# Web Activities

Click on the following links. Please note these will open in a new window.

## Activity 1:

Range

Your book discusses the range of values of a measure. In this exercise, you will practice calculating the range and applying the knowledge.

Go to this link: https://i.redd.it/r20hei6bgwwy.png.

1. Calculate the range for each of the visual problems depicted.
2. Which is the largest? The smallest?
3. What do you think might impact the range of scores in a given region?
4. Your book discusses artificial restriction of range by questionnaires. Do you think that applies in this study? Why or why not?

Activity 2:

Understanding mean and standard deviation

Your book discussed these measures of central tendency and variance. In this activity, you will practice calculating each of these.

In Excel (or by hand, in SPSS, as informed in your book, or by entering the numbers into this web page here: https://www.mathsisfun.com/data/standard-deviation-calculator.html), calculate the mean and standard deviation for the heights of the characters and the heights of the actors playing the characters (You should convert the heights into inches before adding them to make it easier. When a range is given, you can use the low end). Answer the following questions:

1. What is the mean for each group?
2. What is the standard deviation for each group?
3. Which group has more variance?
4. Do you think it is possible for two groups to have the same mean but different variance? For two groups to have different means but the same variance? Why?

Activity 3:

Interquartile Range and Standard Deviation

Your book discussed the use of standard deviation and interquartile range as a measure of variance. In this exercise, you will practice calculating each of them and applying information about them.

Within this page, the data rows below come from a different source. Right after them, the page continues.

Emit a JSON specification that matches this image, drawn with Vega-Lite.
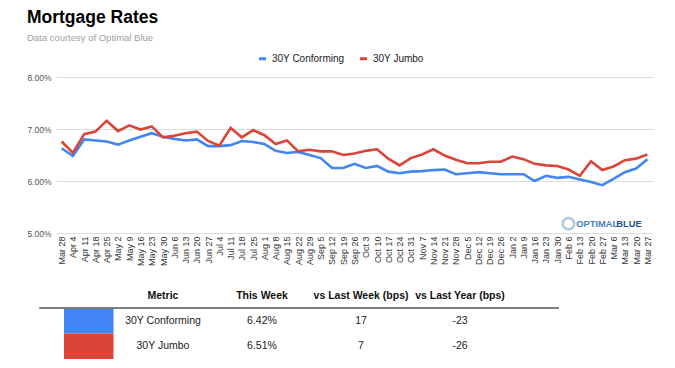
{
  "$schema": "https://vega.github.io/schema/vega-lite/v6.json",
  "background": "white",
  "padding": {"left": 26, "top": 8, "right": 5, "bottom": 5},
  "config": {"view": {"stroke": null}, "font": "Liberation Sans"},
  "title": {
    "text": "Mortgage Rates",
    "subtitle": "Data courtesy of Optimal Blue",
    "anchor": "start",
    "font": "Liberation Sans",
    "fontSize": 17.5,
    "fontWeight": "bold",
    "color": "#000000",
    "subtitleFont": "Liberation Sans",
    "subtitleFontSize": 9.5,
    "subtitleColor": "#9e9e9e",
    "subtitlePadding": 7,
    "offset": 10.5
  },
  "spacing": 16.5,
  "resolve": {"legend": {"color": "independent"}},
  "vconcat": [
    {
      "width": 597,
      "height": 156,
      "layer": [
        {
          "data": {"values": [
            {"week": "Mar 28", "30Y Conforming": 6.63, "30Y Jumbo": 6.76},
            {"week": "Apr 4", "30Y Conforming": 6.48, "30Y Jumbo": 6.54},
            {"week": "Apr 11", "30Y Conforming": 6.80, "30Y Jumbo": 6.90},
            {"week": "Apr 18", "30Y Conforming": 6.78, "30Y Jumbo": 6.95},
            {"week": "Apr 25", "30Y Conforming": 6.76, "30Y Jumbo": 7.16},
            {"week": "May 2", "30Y Conforming": 6.70, "30Y Jumbo": 6.96},
            {"week": "May 9", "30Y Conforming": 6.78, "30Y Jumbo": 7.07},
            {"week": "May 16", "30Y Conforming": 6.85, "30Y Jumbo": 6.99},
            {"week": "May 23", "30Y Conforming": 6.92, "30Y Jumbo": 7.05},
            {"week": "May 30", "30Y Conforming": 6.85, "30Y Jumbo": 6.84},
            {"week": "Jun 6", "30Y Conforming": 6.81, "30Y Jumbo": 6.87},
            {"week": "Jun 13", "30Y Conforming": 6.78, "30Y Jumbo": 6.92},
            {"week": "Jun 20", "30Y Conforming": 6.80, "30Y Jumbo": 6.95},
            {"week": "Jun 27", "30Y Conforming": 6.67, "30Y Jumbo": 6.77},
            {"week": "Jul 4", "30Y Conforming": 6.67, "30Y Jumbo": 6.68},
            {"week": "Jul 11", "30Y Conforming": 6.69, "30Y Jumbo": 7.02},
            {"week": "Jul 18", "30Y Conforming": 6.77, "30Y Jumbo": 6.84},
            {"week": "Jul 25", "30Y Conforming": 6.75, "30Y Jumbo": 6.98},
            {"week": "Aug 1", "30Y Conforming": 6.71, "30Y Jumbo": 6.88},
            {"week": "Aug 8", "30Y Conforming": 6.58, "30Y Jumbo": 6.71},
            {"week": "Aug 15", "30Y Conforming": 6.54, "30Y Jumbo": 6.78},
            {"week": "Aug 22", "30Y Conforming": 6.56, "30Y Jumbo": 6.57},
            {"week": "Aug 29", "30Y Conforming": 6.50, "30Y Jumbo": 6.60},
            {"week": "Sep 5", "30Y Conforming": 6.44, "30Y Jumbo": 6.57},
            {"week": "Sep 12", "30Y Conforming": 6.25, "30Y Jumbo": 6.57},
            {"week": "Sep 19", "30Y Conforming": 6.25, "30Y Jumbo": 6.50},
            {"week": "Sep 26", "30Y Conforming": 6.33, "30Y Jumbo": 6.53},
            {"week": "Oct 3", "30Y Conforming": 6.25, "30Y Jumbo": 6.58},
            {"week": "Oct 10", "30Y Conforming": 6.29, "30Y Jumbo": 6.61},
            {"week": "Oct 17", "30Y Conforming": 6.18, "30Y Jumbo": 6.43},
            {"week": "Oct 24", "30Y Conforming": 6.15, "30Y Jumbo": 6.30},
            {"week": "Oct 31", "30Y Conforming": 6.18, "30Y Jumbo": 6.44},
            {"week": "Nov 7", "30Y Conforming": 6.19, "30Y Jumbo": 6.51},
            {"week": "Nov 14", "30Y Conforming": 6.21, "30Y Jumbo": 6.61},
            {"week": "Nov 21", "30Y Conforming": 6.22, "30Y Jumbo": 6.49},
            {"week": "Nov 28", "30Y Conforming": 6.13, "30Y Jumbo": 6.41},
            {"week": "Dec 5", "30Y Conforming": 6.15, "30Y Jumbo": 6.34},
            {"week": "Dec 12", "30Y Conforming": 6.17, "30Y Jumbo": 6.34},
            {"week": "Dec 19", "30Y Conforming": 6.15, "30Y Jumbo": 6.37},
            {"week": "Dec 26", "30Y Conforming": 6.13, "30Y Jumbo": 6.37},
            {"week": "Jan 2", "30Y Conforming": 6.13, "30Y Jumbo": 6.47},
            {"week": "Jan 9", "30Y Conforming": 6.13, "30Y Jumbo": 6.42},
            {"week": "Jan 16", "30Y Conforming": 6.00, "30Y Jumbo": 6.33},
            {"week": "Jan 23", "30Y Conforming": 6.10, "30Y Jumbo": 6.30},
            {"week": "Jan 30", "30Y Conforming": 6.06, "30Y Jumbo": 6.29},
            {"week": "Feb 6", "30Y Conforming": 6.08, "30Y Jumbo": 6.22},
            {"week": "Feb 13", "30Y Conforming": 6.03, "30Y Jumbo": 6.10},
            {"week": "Feb 20", "30Y Conforming": 5.98, "30Y Jumbo": 6.38},
            {"week": "Feb 27", "30Y Conforming": 5.92, "30Y Jumbo": 6.21},
            {"week": "Mar 6", "30Y Conforming": 6.04, "30Y Jumbo": 6.28},
            {"week": "Mar 13", "30Y Conforming": 6.17, "30Y Jumbo": 6.40},
            {"week": "Mar 20", "30Y Conforming": 6.24, "30Y Jumbo": 6.43},
            {"week": "Mar 27", "30Y Conforming": 6.42, "30Y Jumbo": 6.51}
          ]},
          "transform": [{"fold": ["30Y Conforming", "30Y Jumbo"], "as": ["series", "rate"]}],
          "mark": {"type": "line", "strokeWidth": 2.6},
          "encoding": {
            "x": {
              "field": "week", "type": "ordinal", "sort": null,
              "scale": {"type": "point", "padding": 0.5},
              "axis": {"title": null, "labelAngle": 270, "labelFontSize": 9, "labelColor": "#333333", "domain": false, "ticks": false, "labelPadding": 3, "grid": false, "labelOverlap": false}
            },
            "y": {
              "field": "rate", "type": "quantitative",
              "scale": {"domain": [5, 8], "nice": false, "zero": false},
              "axis": {"title": null, "values": [5, 6, 7, 8], "labelExpr": "format(datum.value, '.2f') + '%'", "domain": false, "ticks": false, "labelPadding": 5, "labelFontSize": 8.5, "labelColor": "#555555", "gridColor": "#dcdcdc", "gridWidth": 1}
            },
            "color": {
              "field": "series", "type": "nominal",
              "scale": {"domain": ["30Y Conforming", "30Y Jumbo"], "range": ["#4285f4", "#db4437"]},
              "legend": {"orient": "none", "legendX": 201, "legendY": -24, "direction": "horizontal", "title": null, "symbolType": "stroke", "symbolStrokeWidth": 3, "symbolSize": 50, "labelFontSize": 10, "labelColor": "#222222", "columnPadding": 8, "labelOffset": 4}
            }
          }
        },
        {
          "data": {"values": [{"part": "OPTIMAL"}]},
          "mark": {"type": "text", "align": "left", "baseline": "middle", "fontSize": 9.3, "fontWeight": "bold", "color": "#4a7fc1", "dx": -3.5},
          "encoding": {
            "x": {"datum": "Feb 13", "type": "ordinal"},
            "y": {"datum": 5.17, "type": "quantitative"},
            "text": {"field": "part"}
          }
        },
        {
          "data": {"values": [{"part": "BLUE"}]},
          "mark": {"type": "text", "align": "left", "baseline": "middle", "fontSize": 9.3, "fontWeight": "bold", "color": "#1f4e8c", "dx": 14},
          "encoding": {
            "x": {"datum": "Feb 27", "type": "ordinal"},
            "y": {"datum": 5.17, "type": "quantitative"},
            "text": {"field": "part"}
          }
        },
        {
          "data": {"values": [{"part": "icon"}]},
          "mark": {"type": "point", "shape": "circle", "size": 130, "filled": false, "strokeWidth": 2.5, "color": "#8fb0d6"},
          "encoding": {
            "x": {"datum": "Feb 6", "type": "ordinal"},
            "y": {"datum": 5.18, "type": "quantitative"}
          }
        }
      ]
    },
    {
      "width": 503,
      "height": 76.5,
      "data": {"values": [
        {"Metric": "30Y Conforming", "This Week": "6.42%", "vs Last Week (bps)": "17", "vs Last Year (bps)": "-23"},
        {"Metric": "30Y Jumbo", "This Week": "6.51%", "vs Last Week (bps)": "7", "vs Last Year (bps)": "-26"}
      ]},
      "layer": [
        {
          "mark": {"type": "rect"},
          "encoding": {
            "x": {"datum": "sw0", "type": "nominal", "scale": {"type": "point", "domain": ["a", "sw0", "b", "sw1", "c", "Metric", "d", "e", "f", "This Week", "g", "h", "i", "vs Last Week (bps)", "j", "k", "l", "vs Last Year (bps)", "m", "n", "o", "end"], "range": [-16.75, 503], "padding": 0}, "axis": null},
            "x2": {"datum": "sw1"},
            "y": {"field": "Metric", "type": "nominal", "scale": {"type": "band", "domain": ["header", "30Y Conforming", "30Y Jumbo"], "paddingInner": 0, "paddingOuter": 0}, "axis": null},
            "color": {"field": "Metric", "type": "nominal", "legend": null}
          }
        },
        {
          "mark": {"type": "rule", "color": "#777777", "strokeWidth": 1.3},
          "encoding": {
            "x": {"datum": "a", "type": "nominal"},
            "x2": {"datum": "end"},
            "y": {"datum": "30Y Conforming", "type": "nominal", "bandPosition": 0}
          }
        },
        {
          "transform": [{"fold": ["Metric", "This Week", "vs Last Week (bps)", "vs Last Year (bps)"], "as": ["column", "value"]}],
          "mark": {"type": "text", "fontSize": 10.5, "color": "#222222", "dy": 0},
          "encoding": {
            "x": {"field": "column", "type": "nominal"},
            "y": {"field": "Metric", "type": "nominal"},
            "text": {"field": "value"}
          }
        },
        {
          "transform": [
            {"fold": ["Metric", "This Week", "vs Last Week (bps)", "vs Last Year (bps)"], "as": ["column", "value"]},
            {"aggregate": [{"op": "count", "as": "n"}], "groupby": ["column"]}
          ],
          "mark": {"type": "text", "fontSize": 10.5, "fontWeight": "bold", "color": "#111111", "dy": 0.5},
          "encoding": {
            "x": {"field": "column", "type": "nominal"},
            "y": {"datum": "header", "type": "nominal"},
            "text": {"field": "column"}
          }
        }
      ]
    }
  ]
}
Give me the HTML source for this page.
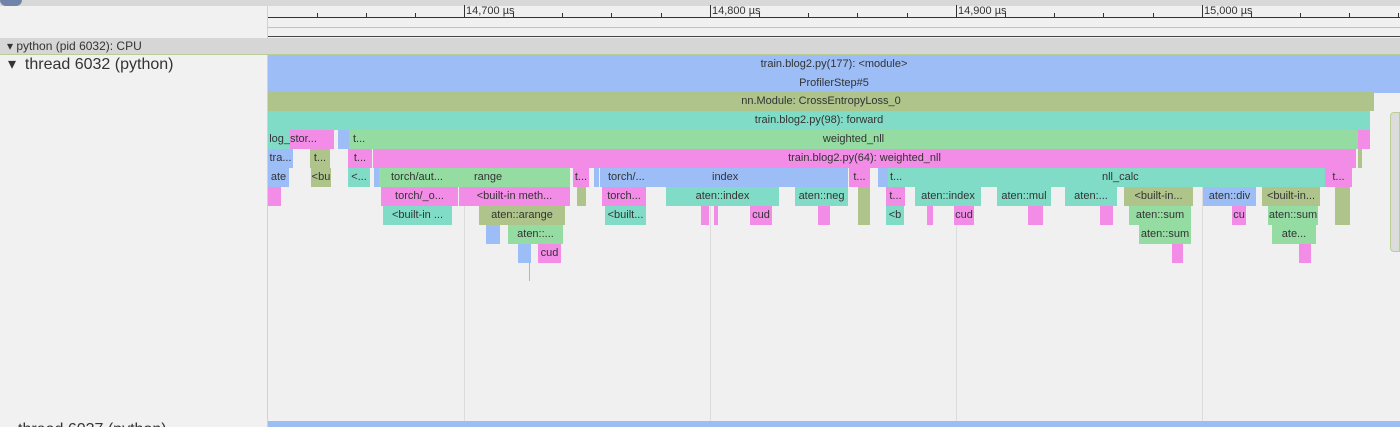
<!DOCTYPE html>
<html><head><meta charset="utf-8"><style>
html,body{margin:0;width:1400px;height:427px;overflow:hidden}
body{background:#f1f1f1;font-family:"Liberation Sans",sans-serif;position:relative}
div{position:absolute;box-sizing:border-box}
.b{height:19px;font-size:11px;line-height:19px;color:#333;white-space:nowrap;overflow:hidden;text-align:center}
.B{background:#9cbdf6}.O{background:#aec48a}.T{background:#80dcc6}.G{background:#94dca2}.P{background:#f28ce6}
.t{height:5px;width:1px;background:#333;top:13px}
.v{width:1px;background:#dcdcdc;top:55px;height:366px}
.lb{position:absolute;font-size:11px;color:#333;top:5px}
</style></head><body>
<div style="left:0;top:0;width:1400px;height:6px;background:#d8d8d8"></div>
<div style="left:0;top:0;width:22px;height:6px;background:#6f84a8;border-radius:0 0 10px 10px"></div>
<div style="left:267px;top:6px;width:1133px;height:421px;background:#f0f0f0"></div>
<div style="left:267px;top:6px;width:1px;height:421px;background:#cfd8b8"></div>
<div style="left:268px;top:17px;width:1132px;height:1px;background:#333"></div>
<div class="t" style="left:317px"></div><div class="t" style="left:366px"></div><div class="t" style="left:415px"></div>
<div class="t" style="left:464px;top:5px;height:13px"></div>
<div class="t" style="left:513px"></div><div class="t" style="left:562px"></div><div class="t" style="left:611px"></div><div class="t" style="left:661px"></div>
<div class="t" style="left:710px;top:5px;height:13px"></div>
<div class="t" style="left:759px"></div><div class="t" style="left:808px"></div><div class="t" style="left:857px"></div><div class="t" style="left:907px"></div>
<div class="t" style="left:956px;top:5px;height:13px"></div>
<div class="t" style="left:1005px"></div><div class="t" style="left:1054px"></div><div class="t" style="left:1103px"></div><div class="t" style="left:1153px"></div>
<div class="t" style="left:1202px;top:5px;height:13px"></div>
<div class="t" style="left:1251px"></div><div class="t" style="left:1300px"></div><div class="t" style="left:1349px"></div><div class="t" style="left:1398px"></div>
<span class="lb" style="left:466px">14,700 µs</span>
<span class="lb" style="left:712px">14,800 µs</span>
<span class="lb" style="left:958px">14,900 µs</span>
<span class="lb" style="left:1204px">15,000 µs</span>
<div style="left:268px;top:27px;width:1132px;height:1px;background:#b9cd95"></div>
<div style="left:268px;top:36px;width:1132px;height:1px;background:#444"></div>
<div style="left:0;top:38px;width:1400px;height:16px;background:#d6d6d6"></div>
<div style="left:0;top:54px;width:1400px;height:1px;background:#b9cd95"></div>
<div style="left:7px;top:38px;font-size:12px;line-height:16px;color:#333">▾ python (pid 6032): CPU</div>
<div style="left:8px;top:55px;font-size:16px;line-height:20px;color:#333">▾&nbsp; thread 6032 (python)</div>
<div style="left:18px;top:420px;font-size:16px;line-height:20px;color:#333">thread 6037 (python)</div>
<div class="v" style="left:464px"></div><div class="v" style="left:710px"></div><div class="v" style="left:956px"></div><div class="v" style="left:1202px"></div>
<div class="b B" style="left:268px;top:55px;width:1132px">train.blog2.py(177): &lt;module&gt;</div>
<div class="b B" style="left:268px;top:74px;width:1132px">ProfilerStep#5</div>
<div class="b O" style="left:268px;top:92px;width:1106px">nn.Module: CrossEntropyLoss_0</div>
<div class="b T" style="left:268px;top:111px;width:1102px">train.blog2.py(98): forward</div>
<div class="b T" style="left:268px;top:130px;width:22px;text-align:right">log_</div>
<div class="b P" style="left:290px;top:130px;width:44px;text-align:left">stor...</div>
<div class="b B" style="left:338px;top:130px;width:11px"></div>
<div class="b G" style="left:349px;top:130px;width:1009px">weighted_nll</div>
<div class="b" style="left:353px;top:130px;width:20px;text-align:left">t...</div>
<div class="b P" style="left:1358px;top:130px;width:12px"></div>
<div class="b B" style="left:268px;top:149px;width:25px">tra...</div>
<div class="b O" style="left:310px;top:149px;width:20px">t...</div>
<div class="b P" style="left:348px;top:149px;width:24px">t...</div>
<div class="b P" style="left:373px;top:149px;width:983px">train.blog2.py(64): weighted_nll</div>
<div class="b O" style="left:1358px;top:149px;width:4px"></div>
<div class="b B" style="left:268px;top:168px;width:21px">ate</div>
<div class="b O" style="left:311px;top:168px;width:20px">&lt;bu</div>
<div class="b T" style="left:348px;top:168px;width:22px">&lt;...</div>
<div class="b B" style="left:374px;top:168px;width:5px"></div>
<div class="b G" style="left:379px;top:168px;width:191px"><span style="position:absolute;left:12px">torch/aut...</span><span style="position:absolute;left:95px">range</span></div>
<div class="b P" style="left:573px;top:168px;width:16px">t...</div>
<div class="b B" style="left:594px;top:168px;width:5px"></div>
<div class="b B" style="left:600px;top:168px;width:248px"><span style="position:absolute;left:8px">torch/...</span><span style="position:absolute;left:112px">index</span></div>
<div class="b P" style="left:849px;top:168px;width:21px">t...</div>
<div class="b B" style="left:878px;top:168px;width:10px"></div>
<div class="b T" style="left:888px;top:168px;width:437px"><span style="position:absolute;left:2px">t...</span><span style="position:absolute;left:214px">nll_calc</span></div>
<div class="b P" style="left:1325px;top:168px;width:27px">t...</div>
<div class="b P" style="left:268px;top:187px;width:13px"></div>
<div class="b P" style="left:381px;top:187px;width:77px">torch/_o...</div>
<div class="b P" style="left:459px;top:187px;width:111px">&lt;built-in meth...</div>
<div class="b O" style="left:577px;top:187px;width:9px"></div>
<div class="b P" style="left:602px;top:187px;width:44px">torch...</div>
<div class="b T" style="left:666px;top:187px;width:113px">aten::index</div>
<div class="b T" style="left:795px;top:187px;width:53px">aten::neg</div>
<div class="b O" style="left:858px;top:187px;width:12px"></div>
<div class="b P" style="left:886px;top:187px;width:19px">t...</div>
<div class="b T" style="left:915px;top:187px;width:66px">aten::index</div>
<div class="b T" style="left:997px;top:187px;width:54px">aten::mul</div>
<div class="b T" style="left:1065px;top:187px;width:52px">aten:...</div>
<div class="b O" style="left:1124px;top:187px;width:69px">&lt;built-in...</div>
<div class="b B" style="left:1203px;top:187px;width:53px">aten::div</div>
<div class="b O" style="left:1262px;top:187px;width:58px">&lt;built-in...</div>
<div class="b O" style="left:1335px;top:187px;width:15px;height:38px"></div>
<div class="b T" style="left:383px;top:206px;width:69px">&lt;built-in ...</div>
<div class="b O" style="left:479px;top:206px;width:86px">aten::arange</div>
<div class="b T" style="left:605px;top:206px;width:41px">&lt;built...</div>
<div class="b P" style="left:701px;top:206px;width:8px"></div>
<div class="b P" style="left:714px;top:206px;width:4px"></div>
<div class="b P" style="left:750px;top:206px;width:22px">cud</div>
<div class="b P" style="left:818px;top:206px;width:12px"></div>
<div class="b O" style="left:858px;top:206px;width:12px"></div>
<div class="b T" style="left:886px;top:206px;width:18px">&lt;b</div>
<div class="b P" style="left:927px;top:206px;width:6px"></div>
<div class="b P" style="left:954px;top:206px;width:20px">cud</div>
<div class="b P" style="left:1028px;top:206px;width:15px"></div>
<div class="b P" style="left:1100px;top:206px;width:13px"></div>
<div class="b G" style="left:1129px;top:206px;width:62px">aten::sum</div>
<div class="b P" style="left:1232px;top:206px;width:14px">cu</div>
<div class="b G" style="left:1268px;top:206px;width:50px">aten::sum</div>
<div class="b B" style="left:486px;top:225px;width:14px"></div>
<div class="b G" style="left:508px;top:225px;width:55px">aten::...</div>
<div class="b G" style="left:1139px;top:225px;width:52px">aten::sum</div>
<div class="b G" style="left:1272px;top:225px;width:44px">ate...</div>
<div class="b B" style="left:518px;top:244px;width:13px"></div>
<div class="b P" style="left:538px;top:244px;width:23px">cud</div>
<div class="b P" style="left:1172px;top:244px;width:11px"></div>
<div class="b P" style="left:1299px;top:244px;width:12px"></div>
<div style="left:529px;top:263px;width:1px;height:18px;background:#f28ce6"></div>
<div style="left:1390px;top:112px;width:10px;height:140px;background:#dcdcdc;border:1px solid #b9cd95;border-radius:4px 0 0 4px"></div>
<div class="b B" style="left:268px;top:421px;width:1132px;height:6px"></div>
</body></html>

Go to this website: http://www.easywdw.com/waits/.

Depending on the time of day and season, ride wait times vary. Choose two parks (Animal Kingdom and Epcot have fewer rides) and create a data set for each park using the rides and their wait times as listed. Using the methods outlined in your book, calculate the standard deviation and interquartile range for the ride wait times.

1. What is the mean and standard deviation for each park?
2. Look at the data points for each park. Are there any extreme scores? What are they, if any?
3. What does your book tell you about which measure of variance to use with extreme scores? Which measure of variance would be best for each of your park data sets?